Quando si era bambini, era tutto così magico. Si trascorrevano ore e ore a giocare e le giornate sembravano davvero interminabili. Ma come mai si verifica questa particolare situazione? O meglio: come mai quando si era piccoli le giornate sembravano infinite mentre ora, una volta cresciuti, le giornate volano via come polline al vento?
Questo concetto non è semplicemente frutto di una nostra sensazione, ma trova delle basi scientifiche. Secondo uno studio intrapreso da Adrian Bejan, della Duke University degli Stati Uniti, il tutto sarebbe frutto dell’invecchiamento del nostro cervello.
La percezione del tempo infatti è influenzata da fattori fisici. Alcune ricerche hanno dimostrato come, ad esempio, quando si ha la febbre il tempo sembra trascorrere più lentamente (a causa delle alte temperature).
L’ipotesi, sostenuta da diverse ricerche, afferma che il tempo sembra scorrere più lentamente da bambini perché sono di più le nozioni da imparare e le esperienze da vivere. Ci sono letteralmente molte cose in più da esplorare. Questo dunque fornisce la sensazione di giornate dalla lunga durata.

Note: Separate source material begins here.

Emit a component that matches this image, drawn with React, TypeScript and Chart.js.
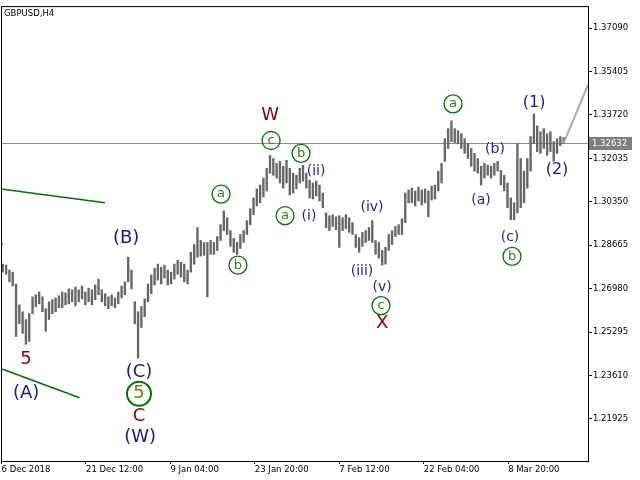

Un’esperienza simile è quella che si verifica, ad esempio, durante le vacanze estive dove la routine viene spezzata. Proprio a causa delle esperienze differenti siamo portati a credere che le giornate siano più lunghe: facendo più cose è inevitabile pensare di aver avuto più tempo a disposizione.
Secondo Bejan tutto dipende anche dai movimenti saccadici, ovvero dal movimento compiuto diverse volte dagli occhi. Questi movimenti “dettano il ritmo” con cui il cervello percepisce le cose. Nei bambini questi movimenti sono maggiori mentre, man mano che si cresce, diminuiscono.
Se ne deduce che, vedendo meno immagini nello stesso lasso di tempo, si ha la sensazione di uno scorrere del tempo più rapido.